Rene-Charles eulogized his father in French and English, saying he was lucky to have been born into such a loving family.

"Fifteen years is not a long time for a son to get to know his father. You had a busy life, but we [communicated] through golf, hockey, poker, and smoked meat," he said, a line that drew a smile from his mother. Rene-Charles, who is 14, also pledged to share the memories and lessons he learned from his father with his younger brothers, who are 5.

Mainstays of Quebec's entertainment and political scene were on hand for the funeral, including Premier Philippe Couillard, former premier Jean Charest, former prime minister Brian Mulroney, PQ Leader Pierre Karl Peladeau and Julie Snyder, television personality, producer and Peladeau's wife.

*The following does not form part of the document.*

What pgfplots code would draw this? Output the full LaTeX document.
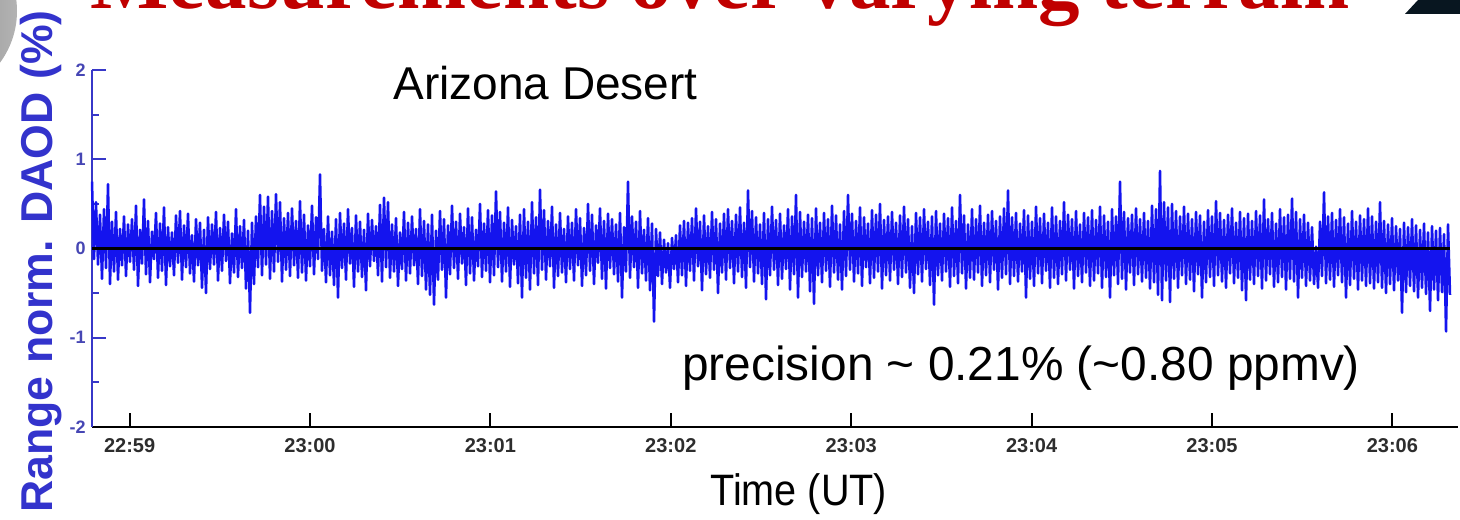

Singer Gregory Charles was there and spoke about a man who always had his back while he toured with Dion.

"In a few instances, because of my beautiful skin colour, I wasn't always admitted to places. Rene always came up to the plate and would say 'Listen, there's 100 of us. If he's not going, we're not going. There's no show.' He was adamant," he said.

Several hundred people visited the Basilica on Thursday for the public viewing and each one paid their respects and offered their condolences to Dion in person.

Every visitor received a card with a message from the singer, who stayed at the Basilica well past midnight. The note said that Dion considers her career to be Angelil's masterpiece, and that she must continue without him, for him.

Quebec Premier Philippe Couillard announced earlier this week that the flag at the National Assembly will fly at half-mast.

A celebration of Angelil's life will take place Feb. 3 at Caesars Palace in Las Vegas.